Este descenso en la venta legal ha producido pérdidas millonarias para la industria del tabaco y otra vez ha empezado a llenar las páginas rojas de los periódicos locales con la infaltable violencia relacionada con este tipo de actividad—que de ser administrada por contrabandistas independientes—ha pasado a ser uno de los negocios más lucrativos de la mafia organizada, cuyos tentáculos—hace poco me enteré—llegan hasta el portal de mi casa libre de cargo.
Hace un mes, una noche como a las doce, se me acabaron los cigarrillos. Exento del estrés que esto me causaba meses atrás cuando tenía que caminar cuadras para comprar más, me puse las cholas y caminé hasta la esquina. Johnny (no es su nombre verdadero) no estaba. Ni allí ni en los alrededores. Lo esperé y di vueltas por el parque de enfrente. Ni la sombra.
Cuando regresaba a casa un ruso se me acercó en una bicicleta. Era un poco tarde y él un poco gordo para ser del tipo deportista. Además llevaba un morral y usaba bluyines. Pero antes que diera un paso hacia atrás me susurró las palabras mágicas que me hicieron sacar la cartera y darle un billete: Marlboros.

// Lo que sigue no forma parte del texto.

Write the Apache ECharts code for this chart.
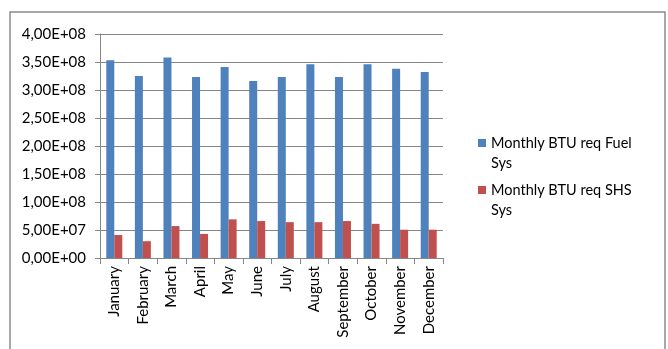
<!DOCTYPE html>
<html>
<head>
<meta charset="utf-8">
<script src="https://cdn.jsdelivr.net/npm/echarts@6/dist/echarts.min.js"></script>
<style>
    html, body {margin: 0; padding: 0; background: #fff;}
    #chart {width: 668px; height: 349px;}
</style>
</head>
<body>
<div id="chart"></div>
<script>
var months = ["January", "February", "March", "April", "May", "June", "July",
    "August", "September", "October", "November", "December"];
var fuelSys = [3.53e8, 3.25e8, 3.58e8, 3.23e8, 3.41e8, 3.16e8, 3.23e8, 3.46e8, 3.23e8, 3.46e8, 3.38e8, 3.32e8];
var shsSys = [4.1e7, 3.0e7, 5.7e7, 4.3e7, 6.9e7, 6.6e7, 6.4e7, 6.4e7, 6.6e7, 6.1e7, 5.05e7, 5.05e7];
var seriesNames = ["Monthly BTU req Fuel Sys", "Monthly BTU req SHS Sys"];
// blank first line so the swatch lines up with the first text line
var legendLines = {
    "Monthly BTU req Fuel Sys": " \nMonthly BTU req Fuel\nSys",
    "Monthly BTU req SHS Sys": " \nMonthly BTU req SHS\nSys"
};

var font = "Lato";

function sciLabel(value) {
    // 4.00e+8 -> 4,00E+08
    var parts = Number(value).toExponential(2).split("e");
    var exp = parseInt(parts[1], 10);
    var sign = exp < 0 ? "-" : "+";
    var digits = Math.abs(exp) < 10 ? "0" + Math.abs(exp) : "" + Math.abs(exp);
    return parts[0].replace(".", ",") + "E" + sign + digits;
}

function legendItem(name, top) {
    return {
        data: [name],
        left: 473,
        top: top,
        orient: "vertical",
        itemWidth: 8,
        itemHeight: 8,
        icon: "rect",
        selectedMode: false,
        formatter: function (n) {
            return legendLines[n];
        },
        textStyle: {
            fontFamily: font,
            fontSize: 14.5,
            color: "#000",
            lineHeight: 20
        }
    };
}

var chart = echarts.init(document.getElementById("chart"));
var option = {
    animation: false,
    graphic: [{
        type: "rect",
        shape: {x: 10, y: 12, width: 655, height: 400},
        style: {fill: "none", stroke: "#8c8c8c", lineWidth: 1.5},
        silent: true
    }],
    legend: [legendItem(seriesNames[0], 108), legendItem(seriesNames[1], 155)],
    grid: {left: 100, right: 225, top: 34, bottom: 91},
    xAxis: {
        type: "category",
        data: months,
        axisLine: {lineStyle: {color: "#868686", width: 1}},
        axisTick: {show: true, length: 6, lineStyle: {color: "#868686"}},
        axisLabel: {
            rotate: 90,
            interval: 0,
            margin: 8,
            fontFamily: font,
            fontSize: 15,
            color: "#000"
        }
    },
    yAxis: {
        type: "value",
        min: 0,
        max: 4e8,
        interval: 5e7,
        axisLine: {show: true, lineStyle: {color: "#868686"}},
        axisTick: {show: true, length: 5, lineStyle: {color: "#868686"}},
        splitLine: {lineStyle: {color: "#868686"}},
        axisLabel: {
            formatter: sciLabel,
            margin: 14,
            fontFamily: font,
            fontSize: 15,
            color: "#000"
        }
    },
    series: [{
        name: seriesNames[0],
        type: "bar",
        data: fuelSys,
        barWidth: 8,
        barGap: "0%",
        itemStyle: {color: "#4f81bd"}
    }, {
        name: seriesNames[1],
        type: "bar",
        data: shsSys,
        barWidth: 8,
        barGap: "0%",
        itemStyle: {color: "#c0504d"}
    }]
};
chart.setOption(option);
</script>
</body>
</html>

¿Tu eres amigo de Jhonny? Le pregunté.
—Of course my friend —me respondió sonriéndose—, pero Johnny ya no está en el negocio. Ahora yo me encargo de esta zona. Aquí esta mi tarjeta, mi nombre es Iván (tampoco es el nombre verdadero). Si necesitas cigarrillos llámame y yo te los traigo a tu casa…gratis.
Johnny apareció unos días después. Tenía cigarrillos pero una caja a cuatro dólares no me vendría mal así que camine hacia él. El puertorriqueño me ignoró.
—¿Marlboros? Le susurre como si yo fuera el que los vendiera.
—No Marlboros my man —respondió sin verme—, y rascándose un brazo me preguntó si en vez de eso quería mariguana o perico. Le dije que no e inmediatamente empezó a alejarse de mí.
Curioso, lo detuve y pregunte si le pasaba algo…entonces le vi la cara. El ojo lo tenía morado y cerrado. El labio estaba cosido hasta la mitad de la mejilla.
—Ya no vendo cigarrillos, man. Eso etá muy peligroso. Si no es la policía, son los ruso y si no los italianos. Mejor ir sobre seguro y mantenerse legal…entonces, quieres un periquito ¿o no?
Legal.
Michael Bloomberg explicó el último impuesto al cigarrillo diciendo que «Todos sabemos que fumar mata. Incrementar el impuesto al cigarrillo salva vidas». Para mi amigo en la esquina lo primero es verdad, pero lo segundo parece que está abierto a discusión.